2011年6月12日 星期日

A quarter-century ago, the Senate was ready for its close-up

On a Monday afternoon in early June a quarter-century ago, Sen. Strom Thurmond (R-S.C.) — then a youthful-looking 83 — gaveled the Senate into session. After the opening prayer, Senate Majority Leader Robert Dole (R-Kan.) took the floor and began to speak.

It was the start of a typical legislative day except for one key innovation — people outside the chamber could watch it.


Live televised coverage of the Senate, and thus C-SPAN2, were born on that day in 1986, seven years after cameras first came to the House. The video of that session — now available on C-SPAN’s Web site — shows that lawmakers were well aware of the occasion’s import.

“There’s no doubt about it, this day’s historic in many ways,” Dole said, later adding: “I think today we in effect sort of catch up with the 20th century. We’ve been the invisible half of the Congress the last seven years.”

Senate Minority Leader Robert Byrd (D-W.Va.) followed Dole and began his remarks, not surprisingly, by quoting a poet, Alfred Tennyson: “The old order changeth, yielding place to new.”

Byrd, a legendary guardian of Senate history and traditions, played a key role in bringing cameras into the chamber.

Sen. Howard Baker (R-Tenn.) was the first lawmaker to propose, in 1981, that the chamber emulate the House by embracing television. Many in the Senate’s old guard were staunchly opposed, including Byrd. But he eventually warmed to the idea.

“He called me on the day that he changed his mind,” Brian Lamb, the founder of C-SPAN, said Monday.

The turning point, Lamb said, came when Byrd stayed in a hotel that had cable television — which Byrd did not have at home — and saw the House in action for the first time.
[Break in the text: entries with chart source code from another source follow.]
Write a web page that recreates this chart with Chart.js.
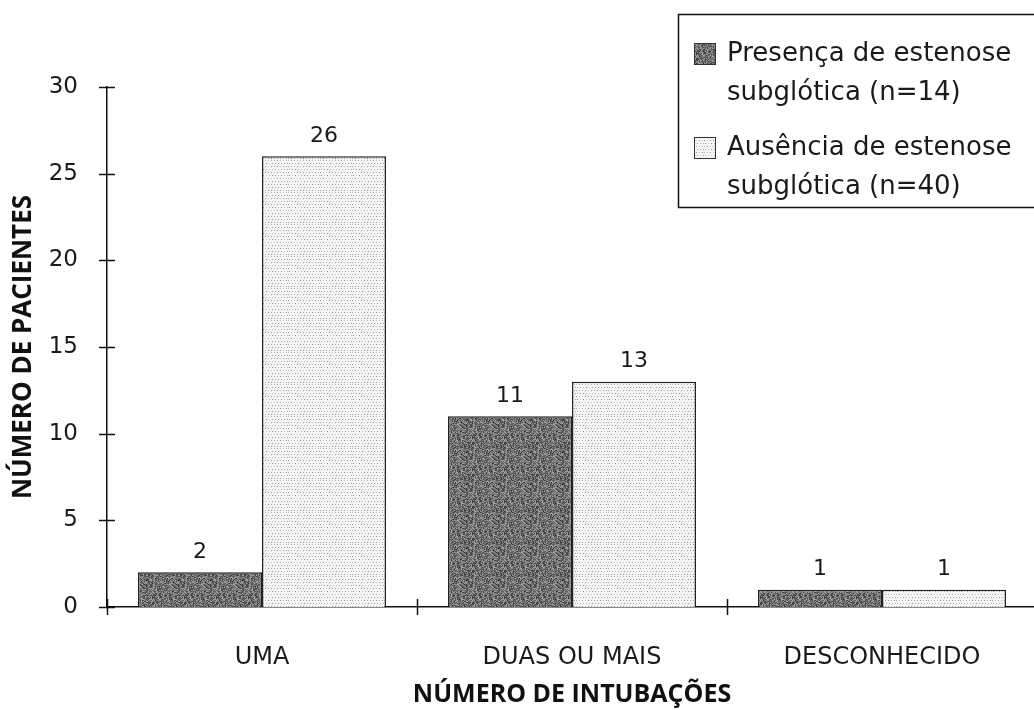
<!DOCTYPE html>
<html>
<head>
<meta charset="utf-8">
<script src="https://cdn.jsdelivr.net/npm/chart.js@4.4.0/dist/chart.umd.min.js"></script>
<style>
  html, body { margin: 0; padding: 0; background: #fff; overflow: hidden; }
  #wrap { width: 1040px; height: 710px; }
</style>
</head>
<body>
<div id="wrap"><canvas id="chart" width="1040" height="710"></canvas></div>
<script>
const categories = ['UMA', 'DUAS OU MAIS', 'DESCONHECIDO'];
const presenca = [2, 11, 1];
const ausencia = [26, 13, 1];
const legendLines = [
  ['Presença de estenose', 'subglótica (n=14)'],
  ['Ausência de estenose', 'subglótica (n=40)']
];
const yMin = 0, yMax = 30, yStep = 5;
const xTitle = 'NÚMERO DE INTUBAÇÕES';
const yTitle = 'NÚMERO DE PACIENTES';

const FONT = "'DejaVu Sans', sans-serif";
const BOLD = "'Open Sans', sans-serif";

// ─── print-like textures for the bars ───
function texture(kind) {
  const c = document.createElement('canvas');
  c.width = c.height = 32;
  const g = c.getContext('2d');
  let s = kind === 'dark' ? 1234 : 98765;
  const rnd = () => (s = (s * 16807) % 2147483647) / 2147483647;
  if (kind === 'dark') {
    g.fillStyle = '#6c6c6c'; g.fillRect(0, 0, 32, 32);
    for (let y = 0; y < 32; y++) for (let x = 0; x < 32; x++) {
      const v = Math.floor(55 + rnd() * 115);
      g.fillStyle = `rgb(${v},${v},${v})`; g.fillRect(x, y, 1, 1);
    }
  } else {
    g.fillStyle = '#f4f4f4'; g.fillRect(0, 0, 32, 32);
    for (let y = 0; y < 32; y += 3) for (let x = (y / 3) % 2 ? 1 : 0; x < 32; x += 3) {
      const v = Math.floor(140 + rnd() * 70);
      g.fillStyle = `rgb(${v},${v},${v})`; g.fillRect(x, y, 1, 1);
    }
  }
  return g.createPattern(c, 'repeat');
}
const darkFill = texture('dark');
const lightFill = texture('light');

// ─── crossing tick marks on both axes ───
const crossTicks = {
  id: 'crossTicks',
  afterDraw(chart) {
    const { ctx, scales: { x, y }, chartArea } = chart;
    ctx.save();
    ctx.strokeStyle = '#111'; ctx.lineWidth = 1.5;
    for (let v = yMin; v <= yMax; v += yStep) {
      const py = Math.round(y.getPixelForValue(v)) + 0.5;
      ctx.beginPath(); ctx.moveTo(chartArea.left - 8, py); ctx.lineTo(chartArea.left + 8, py); ctx.stroke();
    }
    const half = (x.getPixelForValue(1) - x.getPixelForValue(0)) / 2;
    for (let i = 0; i <= categories.length; i++) {
      const px = Math.round(x.getPixelForValue(i) - half) + 0.5;
      ctx.beginPath(); ctx.moveTo(px, chartArea.bottom - 8); ctx.lineTo(px, chartArea.bottom + 8); ctx.stroke();
    }
    ctx.restore();
  }
};

// ─── value labels above bars ───
const valueLabels = {
  id: 'valueLabels',
  afterDatasetsDraw(chart) {
    const { ctx } = chart;
    ctx.save();
    ctx.font = `22px ${FONT}`;
    ctx.fillStyle = '#1a1a1a';
    ctx.textAlign = 'center'; ctx.textBaseline = 'middle';
    chart.data.datasets.forEach((ds, di) => {
      chart.getDatasetMeta(di).data.forEach((bar, i) => {
        ctx.fillText(String(ds.data[i]), bar.x, bar.y - 20);
      });
    });
    ctx.restore();
  }
};

// ─── boxed legend, top right ───
const boxLegend = {
  id: 'boxLegend',
  afterDraw(chart) {
    const { ctx } = chart;
    ctx.save();
    ctx.strokeStyle = '#111'; ctx.lineWidth = 1.5;
    ctx.strokeRect(678.5, 14.5, 400, 193);
    ctx.font = `26px ${FONT}`;
    ctx.textBaseline = 'middle';
    const rows = [54, 148];
    chart.data.datasets.forEach((ds, i) => {
      const mid = rows[i];
      ctx.fillStyle = ds.backgroundColor;
      ctx.fillRect(694, mid - 11, 22, 22);
      ctx.lineWidth = 1; ctx.strokeStyle = '#333';
      ctx.strokeRect(694.5, mid - 10.5, 21, 21);
      ctx.fillStyle = '#1a1a1a';
      ctx.fillText(legendLines[i][0], 727, mid);
      ctx.fillText(legendLines[i][1], 727, mid + 39);
    });
    ctx.restore();
  }
};

new Chart(document.getElementById('chart'), {
  type: 'bar',
  data: {
    labels: categories,
    datasets: [
      { label: legendLines[0].join(' '), data: presenca, backgroundColor: darkFill, borderColor: '#222', borderWidth: 1.5 },
      { label: legendLines[1].join(' '), data: ausencia, backgroundColor: lightFill, borderColor: '#222', borderWidth: 1.5 }
    ]
  },
  options: {
    responsive: false, animation: false,
    layout: { padding: { top: 87, right: 3, left: 0, bottom: 0 } },
    categoryPercentage: 0.8, barPercentage: 1.0,
    plugins: { legend: { display: false }, tooltip: { enabled: false } },
    scales: {
      x: {
        grid: { display: false },
        border: { display: true, color: '#111', width: 1.5 },
        ticks: { color: '#1a1a1a', font: { family: FONT, size: 24 }, padding: 28 },
        title: { display: true, text: xTitle, color: '#111', font: { family: BOLD, size: 25, weight: 'bold' }, padding: { bottom: 0 } },
        afterFit(s) { s.height = 103; }
      },
      y: {
        min: yMin, max: yMax,
        grid: { display: false },
        border: { display: true, color: '#111', width: 1.5 },
        ticks: { stepSize: yStep, color: '#1a1a1a', font: { family: FONT, size: 23 }, padding: 21 },
        title: { display: true, text: yTitle, color: '#111', font: { family: BOLD, size: 26, weight: 'bold' }, padding: { top: 8 } },
        afterFit(s) { s.width = 107; }
      }
    }
  },
  plugins: [crossTicks, valueLabels, boxLegend]
});
</script>
</body>
</html>
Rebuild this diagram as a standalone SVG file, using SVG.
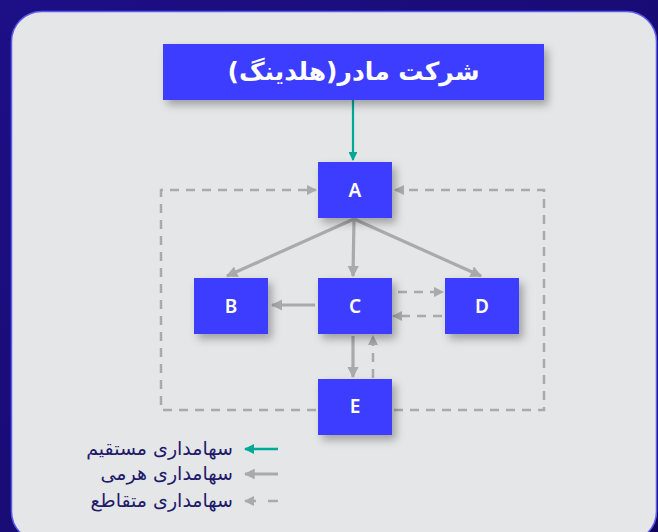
<svg xmlns="http://www.w3.org/2000/svg" width="658" height="532" viewBox="0 0 658 532">
<style>
.node rect{fill:#3c3cff;filter:url(#sh)}
.node text{fill:#fff;font-family:"Noto Sans","DejaVu Sans",sans-serif;font-size:19px;font-weight:600;text-anchor:middle}
.solid{stroke:#aaaaad;stroke-width:3.2;fill:none;marker-end:url(#ag)}
.dash{stroke:#aaaaad;stroke-width:2.5;fill:none;stroke-dasharray:9 7;marker-end:url(#agd)}
.leg{fill:#1e1a6a;font-family:"DejaVu Sans",sans-serif;font-size:19px;text-anchor:end}
</style>
<defs>
<linearGradient id="bg" x1="0" y1="0" x2="1" y2="1">
<stop offset="0" stop-color="#1d0f86"/>
<stop offset="0.6" stop-color="#170b72"/>
<stop offset="1" stop-color="#10055a"/>
</linearGradient>
<filter id="sh" x="-30%" y="-30%" width="170%" height="170%">
<feDropShadow dx="4" dy="5" stdDeviation="4" flood-color="#000" flood-opacity="0.3"/>
</filter>
<marker id="ag" viewBox="0 0 10 10" refX="9" refY="5" markerWidth="3.6" markerHeight="3.6" orient="auto" markerUnits="strokeWidth">
<path d="M0,0 L10,5 L0,10 z" fill="#aaaaad"/>
</marker>
<marker id="agd" viewBox="0 0 10 10" refX="9" refY="5" markerWidth="4.2" markerHeight="4.2" orient="auto" markerUnits="strokeWidth">
<path d="M0,0 L10,5 L0,10 z" fill="#aaaaad"/>
</marker>
<marker id="at" viewBox="0 0 10 10" refX="9" refY="5" markerWidth="4" markerHeight="4" orient="auto" markerUnits="strokeWidth">
<path d="M0,0 L10,5 L0,10 z" fill="#00a896"/>
</marker>
</defs>
<rect x="0" y="0" width="658" height="532" fill="url(#bg)"/>
<rect x="11.5" y="11.5" width="645" height="530" rx="30" fill="#e5e6e8" stroke="#5a5af0" stroke-width="1.5"/>

<g id="connectors">
<line x1="353" y1="100" x2="353" y2="160" stroke="#00a896" stroke-width="2.2" marker-end="url(#at)"/>
<line class="solid" x1="354" y1="219" x2="227" y2="276"/>
<line class="solid" x1="354" y1="219" x2="353" y2="276"/>
<line class="solid" x1="354" y1="219" x2="481" y2="276"/>
<line class="solid" x1="315" y1="305" x2="272" y2="305"/>
<line class="solid" x1="353" y1="336" x2="353" y2="377"/>
<line class="dash" x1="398" y1="292" x2="443" y2="292"/>
<line class="dash" x1="442" y1="316" x2="393" y2="316"/>
<line class="dash" x1="373" y1="378" x2="373" y2="336"/>
<polyline class="dash" points="316,410 161,410 161,190 316,190"/>
<polyline class="dash" points="394,410 544,410 544,190 395,190"/>
</g>

<g id="holding" class="node">
<rect x="163" y="44" width="381" height="56"/>
<text x="353.5" y="80" direction="rtl" style="font-family:'DejaVu Sans',sans-serif;font-size:25px;font-weight:bold">شرکت مادر(هلدینگ)</text>
</g>
<g id="A" class="node"><rect x="318" y="162" width="74" height="56"/><text x="355" y="197">A</text></g>
<g id="B" class="node"><rect x="194" y="278" width="74" height="56"/><text x="231" y="313">B</text></g>
<g id="C" class="node"><rect x="318" y="278" width="74" height="56"/><text x="355" y="313">C</text></g>
<g id="D" class="node"><rect x="445" y="278" width="74" height="56"/><text x="482" y="313">D</text></g>
<g id="E" class="node"><rect x="318" y="379" width="74" height="56"/><text x="355" y="413">E</text></g>

<g id="legend">
<line x1="278" y1="449" x2="245" y2="449" stroke="#00a896" stroke-width="2.5" marker-end="url(#at)"/>
<text class="leg" x="233" y="455">سهامداری مستقیم</text>
<line x1="278" y1="474" x2="245" y2="474" stroke="#aaaaad" stroke-width="3" marker-end="url(#ag)"/>
<text class="leg" x="233" y="480">سهامداری هرمی</text>
<line x1="278" y1="501" x2="268" y2="501" stroke="#aaaaad" stroke-width="2.5"/>
<line x1="256" y1="501" x2="245" y2="501" stroke="#aaaaad" stroke-width="2.5" marker-end="url(#agd)"/>
<text class="leg" x="233" y="507">سهامداری متقاطع</text>
</g>
</svg>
He was impressed that the coverage was gavel-to-gavel.

“You guys are going to run the whole speech?” Byrd asked Lamb — a key point, given that Byrd was known for his epic addresses on the floor.

Byrd also told Lamb of an incident at a political event in West Virginia where the senator had been erroneously introduced as the speaker of the House. “That was a warning to me that we’d better go on television,” Byrd said, according to Lamb.

After the leaders spoke on that Monday in 1986, Sen. Al Gore (D-Tenn.) was the first rank-and-file lawmaker to appear, just as he had been the first House member to speak when that chamber went on the air in 1979. (Gore was chided — unfairly, to some observers — for allegedly claiming to have “invented the Internet.” Lamb said he had heard of Gore telling others he “invented C-SPAN.”)

From a fashion perspective, the mid-’80s was certainly a different era than today’s. But the Senate is the Senate — mostly white guys in suits — so no one on that day looked like a character in a John Hughes movie or a Depeche Mode video.

The most visible differences between then and now involved hair, or lack thereof. Sen. Charles Grassley’s (R-Iowa) mane was nearly black. Dole’s was much more brown than gray. Gore’s thick locks grew over the top of his ears.

The main camera position — high in the chamber, pointing down — was not flattering to follically challenged lawmakers.

“Those of us with thinning hairlines, or with little hair on the head, have been advised that you do not lean over like this into the camera,” said Sen. John Glenn (D-Ohio), demonstrating the improper position. At one point Glenn gestured for the cameras to zoom in as he applied makeup to his scalp.

Lamb said he knew of one senator, whom he would not name, who applied dark paint to cover a bald spot.

At the time, C-SPAN2 was only available in about 7 million homes. It’s not clear how high the ratings were on that first day, although it’s safe to say “The Cosby Show” and “Family Ties” did not feel threatened.

Reviews of the chamber’s debut performance were mixed.

Tom Shales, The Washington Post’s television critic, wrote the next day that the Senate began to “grapple with this strange, new, one-eyed monster in its midst. In Round 1, the monster won, but the grappler can be expected to hang in there.” A Los Angeles Times columnist said: “Monday came and went . . . and no bells, no tap dances, no Hula-Hoops, no hats, no circus. Not very much excitement, either.”

The Senate’s television experiment was dubbed a six-week trial, but Dole predicted on the first day that once cameras came to the Senate, they would be there to stay.

Another of Dole’s predictions didn’t turn out as well: “The Senate may change, not as an institution, but may become a more efficient body because of televised proceedings.”